The First Persecutions and Martyrs
There were many others in the first three centuries of the Church who like Cyprian and Ignatius ended their lives as martyrs. The persecutions, it is true, were often local in character and usually limited in duration. Yet although there were long periods when the Roman authorities extended to Christianity a large measure of toleration, the threat of persecution was always there, and Christians knew that at any time this threat could become a reality. The idea of martyrdom had a central place in the spiritual outlook of the early Christians. They saw their Church as founded upon blood – not only the blood of Christ but the blood of those ‘other Christs’, the martyrs. In later centuries when the Church became ‘established’ and no longer suffered persecution, the idea of martyrdom did not disappear, but it took other forms: the monastic life, for example, is often regarded by Greek writers as an equivalent to martyrdom.

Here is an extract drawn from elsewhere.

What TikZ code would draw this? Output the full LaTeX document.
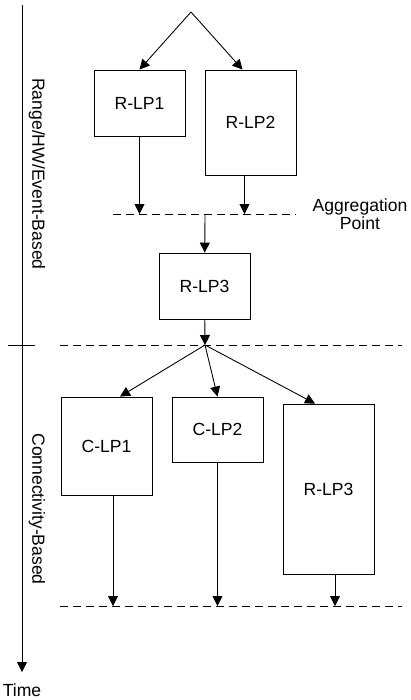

The same approach is found also in the west: take, for instance, a Celtic text – an Irish homily of the seventh century – which likens the ascetic life to the way of the martyr:
Now there are three kinds of martyrdom which are accounted as a Cross to a man, white martyrdom, green martyrdom, and red martyrdom. White martyrdom consists in a man’s abandoning everything he loves for God’s sake … (Green martyrdom consists in this, that by means of fasting and labour he frees himself from his evil desires, or suffers toil in penance and repentance. Red martyrdom consists in the endurance of a Cross or death for Christ’s sake.’
At many periods in Orthodox history the prospect of red martyrdom has been fairly remote, and the green and white forms prevail. Yet there have also been times, above all in this present century, when Orthodox and other Christians have once again been called to undergo martyrdom of blood.